▶ [To be done] Set down each line of the data below exactly as it stands, dropping the pictures.

■ ■ ■ ■ ■

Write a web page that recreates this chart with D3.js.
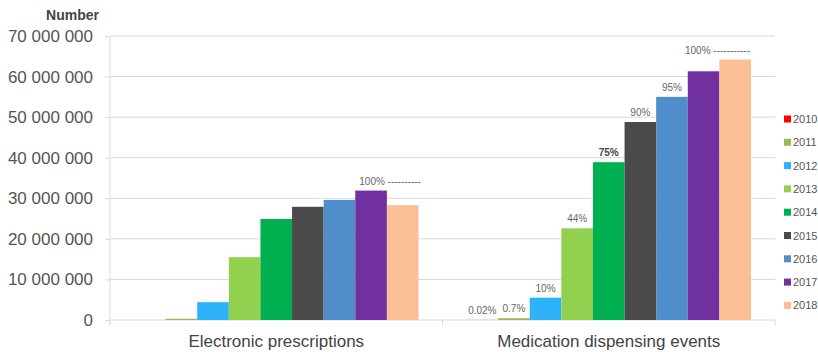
<!DOCTYPE html>
<html>
<head>
<meta charset="utf-8">
<script src="https://cdn.jsdelivr.net/npm/d3@7"></script>
<style>
  body { margin: 0; background: #fff; }
  svg { font-family: "Liberation Sans", Arial, sans-serif; }
</style>
</head>
<body>
<div id="grafico"></div>
<script>
// Dados
const categorias = ['Electronic prescriptions', 'Medication dispensing events'];
const anos = ['2010', '2011', '2012', '2013', '2014', '2015', '2016', '2017', '2018'];
const prescricoes = [0, 300000, 4400000, 15500000, 24900000, 27900000, 29600000, 31900000, 28300000];
const dispensacoes = [15000, 450000, 5500000, 22600000, 38900000, 48800000, 55000000, 61300000, 64200000];
const rotulosPrescricoes = ['', '', '', '', '', '', '', '100% ----------', ''];
const rotulosDispensacoes = ['0.02%', '0.7%', '10%', '44%', '75%', '90%', '95%', '', '100% -----------'];
const cores = ['#ff0000', '#9bbb59', '#2db2fb', '#92d050', '#00b050', '#4a4a4a', '#4f8dcb', '#7030a0', '#fcbf95'];
const ticksY = [0, 10000000, 20000000, 30000000, 40000000, 50000000, 60000000, 70000000];

const largura = 818;
const altura = 352;
const margem = { top: 36, right: 43, bottom: 32, left: 110 };

const svg = d3
  .select('#grafico')
  .append('svg')
  .attr('width', largura)
  .attr('height', altura);

const g = svg.append('g').attr('transform', `translate(${margem.left},${margem.top})`);
const w = largura - margem.left - margem.right;
const h = altura - margem.top - margem.bottom;

const x0 = d3.scaleBand().domain(categorias).range([0, w]);
const x1 = d3.scaleBand().domain(anos).range([24, x0.bandwidth() - 24]);
const y = d3.scaleLinear().domain([0, 70000000]).range([h, 0]);
const cor = d3.scaleOrdinal().domain(anos).range(cores);

const fmt = (v) => d3.format(',')(v).replace(/,/g, ' ');

// Grade
g.append('g')
  .selectAll('line')
  .data(ticksY.slice(1))
  .enter()
  .append('line')
  .attr('x1', 0)
  .attr('x2', w)
  .attr('y1', (d) => y(d))
  .attr('y2', (d) => y(d))
  .attr('stroke', '#d9d9d9')
  .attr('stroke-width', 1);

// Eixo Y
const eixoY = g.append('g').call(d3.axisLeft(y).tickValues(ticksY).tickFormat(fmt).tickSize(5).tickPadding(12));
eixoY.select('.domain').attr('stroke', '#d9d9d9').attr('d', `M0,0V${h + 5}`);
eixoY.selectAll('.tick line').attr('stroke', '#d9d9d9');
eixoY.selectAll('text').attr('font-size', 17).attr('fill', '#555');

// Eixo X
const eixoX = g.append('g').attr('transform', `translate(0,${h})`);
eixoX.append('line').attr('x1', 0).attr('x2', w).attr('stroke', '#d9d9d9');
eixoX
  .selectAll('.sep')
  .data([0, x0.bandwidth(), w])
  .enter()
  .append('line')
  .attr('x1', (d) => d)
  .attr('x2', (d) => d)
  .attr('y1', 0)
  .attr('y2', 5)
  .attr('stroke', '#d9d9d9');
eixoX
  .selectAll('.cat')
  .data(categorias)
  .enter()
  .append('text')
  .attr('x', (d) => x0(d) + x0.bandwidth() / 2)
  .attr('y', 27)
  .attr('text-anchor', 'middle')
  .attr('font-size', 17)
  .attr('fill', '#444')
  .text((d) => d);

// Barras
const series = [prescricoes, dispensacoes];
const rotulos = [rotulosPrescricoes, rotulosDispensacoes];
const grupos = g
  .selectAll('.grupo')
  .data(categorias)
  .enter()
  .append('g')
  .attr('transform', (d) => `translate(${x0(d)},0)`);

grupos
  .selectAll('rect')
  .data((d, i) => anos.map((a, j) => ({ ano: a, valor: series[i][j] })))
  .enter()
  .append('rect')
  .attr('x', (d) => x1(d.ano))
  .attr('y', (d) => y(d.valor))
  .attr('width', x1.bandwidth())
  .attr('height', (d) => h - y(d.valor))
  .attr('fill', (d) => cor(d.ano));

// Rótulos
const ultimo = anos[anos.length - 1];
const posX = (d) => {
  if (!d.texto.startsWith('100%')) return x1(d.ano) + x1.bandwidth() / 2;
  return d.ano === ultimo ? x1(d.ano) + x1.bandwidth() - 1 : x1(d.ano) + 4;
};
const ancora = (d) => {
  if (!d.texto.startsWith('100%')) return 'middle';
  return d.ano === ultimo ? 'end' : 'start';
};
grupos
  .selectAll('.rotulo')
  .data((d, i) => anos.map((a, j) => ({ ano: a, valor: series[i][j], texto: rotulos[i][j] })).filter((d) => d.texto))
  .enter()
  .append('text')
  .attr('x', posX)
  .attr('y', (d) => y(d.valor) - 6)
  .attr('text-anchor', ancora)
  .attr('font-size', 10)
  .attr('font-weight', (d) => (d.texto === '75%' ? 'bold' : 'normal'))
  .attr('fill', (d) => (d.texto === '75%' ? '#444' : '#666'))
  .text((d) => d.texto);

// Título do eixo
svg
  .append('text')
  .attr('x', 99)
  .attr('y', 20)
  .attr('text-anchor', 'end')
  .attr('font-size', 14)
  .attr('font-weight', 'bold')
  .attr('fill', '#444')
  .text('Number');

// Legenda
const legenda = svg
  .selectAll('.legenda')
  .data(anos)
  .enter()
  .append('g')
  .attr('transform', (d, i) => `translate(784,${119 + i * 23.3})`);
legenda.append('rect').attr('x', 0).attr('y', -3.5).attr('width', 7).attr('height', 7).attr('fill', (d) => cor(d));
legenda
  .append('text')
  .attr('x', 9)
  .attr('y', 4)
  .attr('font-size', 11)
  .attr('fill', '#555')
  .text((d) => d);
</script>
</body>
</html>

■ ■ ■ ■ ■

▶ [Task answer]
Write a web page that recreates this chart with D3.js.
<!DOCTYPE html>
<html>
<head>
<meta charset="utf-8">
<script src="https://cdn.jsdelivr.net/npm/d3@7"></script>
<style>
  body { margin: 0; background: #fff; }
  svg { font-family: "Liberation Sans", Arial, sans-serif; }
</style>
</head>
<body>
<div id="grafico"></div>
<script>
// Dados
const categorias = ['Electronic prescriptions', 'Medication dispensing events'];
const anos = ['2010', '2011', '2012', '2013', '2014', '2015', '2016', '2017', '2018'];
const prescricoes = [0, 300000, 4400000, 15500000, 24900000, 27900000, 29600000, 31900000, 28300000];
const dispensacoes = [15000, 450000, 5500000, 22600000, 38900000, 48800000, 55000000, 61300000, 64200000];
const rotulosPrescricoes = ['', '', '', '', '', '', '', '100% ----------', ''];
const rotulosDispensacoes = ['0.02%', '0.7%', '10%', '44%', '75%', '90%', '95%', '', '100% -----------'];
const cores = ['#ff0000', '#9bbb59', '#2db2fb', '#92d050', '#00b050', '#4a4a4a', '#4f8dcb', '#7030a0', '#fcbf95'];
const ticksY = [0, 10000000, 20000000, 30000000, 40000000, 50000000, 60000000, 70000000];

const largura = 818;
const altura = 352;
const margem = { top: 36, right: 43, bottom: 32, left: 110 };

const svg = d3
  .select('#grafico')
  .append('svg')
  .attr('width', largura)
  .attr('height', altura);

const g = svg.append('g').attr('transform', `translate(${margem.left},${margem.top})`);
const w = largura - margem.left - margem.right;
const h = altura - margem.top - margem.bottom;

const x0 = d3.scaleBand().domain(categorias).range([0, w]);
const x1 = d3.scaleBand().domain(anos).range([24, x0.bandwidth() - 24]);
const y = d3.scaleLinear().domain([0, 70000000]).range([h, 0]);
const cor = d3.scaleOrdinal().domain(anos).range(cores);

const fmt = (v) => d3.format(',')(v).replace(/,/g, ' ');

// Grade
g.append('g')
  .selectAll('line')
  .data(ticksY.slice(1))
  .enter()
  .append('line')
  .attr('x1', 0)
  .attr('x2', w)
  .attr('y1', (d) => y(d))
  .attr('y2', (d) => y(d))
  .attr('stroke', '#d9d9d9')
  .attr('stroke-width', 1);

// Eixo Y
const eixoY = g.append('g').call(d3.axisLeft(y).tickValues(ticksY).tickFormat(fmt).tickSize(5).tickPadding(12));
eixoY.select('.domain').attr('stroke', '#d9d9d9').attr('d', `M0,0V${h + 5}`);
eixoY.selectAll('.tick line').attr('stroke', '#d9d9d9');
eixoY.selectAll('text').attr('font-size', 17).attr('fill', '#555');

// Eixo X
const eixoX = g.append('g').attr('transform', `translate(0,${h})`);
eixoX.append('line').attr('x1', 0).attr('x2', w).attr('stroke', '#d9d9d9');
eixoX
  .selectAll('.sep')
  .data([0, x0.bandwidth(), w])
  .enter()
  .append('line')
  .attr('x1', (d) => d)
  .attr('x2', (d) => d)
  .attr('y1', 0)
  .attr('y2', 5)
  .attr('stroke', '#d9d9d9');
eixoX
  .selectAll('.cat')
  .data(categorias)
  .enter()
  .append('text')
  .attr('x', (d) => x0(d) + x0.bandwidth() / 2)
  .attr('y', 27)
  .attr('text-anchor', 'middle')
  .attr('font-size', 17)
  .attr('fill', '#444')
  .text((d) => d);

// Barras
const series = [prescricoes, dispensacoes];
const rotulos = [rotulosPrescricoes, rotulosDispensacoes];
const grupos = g
  .selectAll('.grupo')
  .data(categorias)
  .enter()
  .append('g')
  .attr('transform', (d) => `translate(${x0(d)},0)`);

grupos
  .selectAll('rect')
  .data((d, i) => anos.map((a, j) => ({ ano: a, valor: series[i][j] })))
  .enter()
  .append('rect')
  .attr('x', (d) => x1(d.ano))
  .attr('y', (d) => y(d.valor))
  .attr('width', x1.bandwidth())
  .attr('height', (d) => h - y(d.valor))
  .attr('fill', (d) => cor(d.ano));

// Rótulos
const ultimo = anos[anos.length - 1];
const posX = (d) => {
  if (!d.texto.startsWith('100%')) return x1(d.ano) + x1.bandwidth() / 2;
  return d.ano === ultimo ? x1(d.ano) + x1.bandwidth() - 1 : x1(d.ano) + 4;
};
const ancora = (d) => {
  if (!d.texto.startsWith('100%')) return 'middle';
  return d.ano === ultimo ? 'end' : 'start';
};
grupos
  .selectAll('.rotulo')
  .data((d, i) => anos.map((a, j) => ({ ano: a, valor: series[i][j], texto: rotulos[i][j] })).filter((d) => d.texto))
  .enter()
  .append('text')
  .attr('x', posX)
  .attr('y', (d) => y(d.valor) - 6)
  .attr('text-anchor', ancora)
  .attr('font-size', 10)
  .attr('font-weight', (d) => (d.texto === '75%' ? 'bold' : 'normal'))
  .attr('fill', (d) => (d.texto === '75%' ? '#444' : '#666'))
  .text((d) => d.texto);

// Título do eixo
svg
  .append('text')
  .attr('x', 99)
  .attr('y', 20)
  .attr('text-anchor', 'end')
  .attr('font-size', 14)
  .attr('font-weight', 'bold')
  .attr('fill', '#444')
  .text('Number');

// Legenda
const legenda = svg
  .selectAll('.legenda')
  .data(anos)
  .enter()
  .append('g')
  .attr('transform', (d, i) => `translate(784,${119 + i * 23.3})`);
legenda.append('rect').attr('x', 0).attr('y', -3.5).attr('width', 7).attr('height', 7).attr('fill', (d) => cor(d));
legenda
  .append('text')
  .attr('x', 9)
  .attr('y', 4)
  .attr('font-size', 11)
  .attr('fill', '#555')
  .text((d) => d);
</script>
</body>
</html>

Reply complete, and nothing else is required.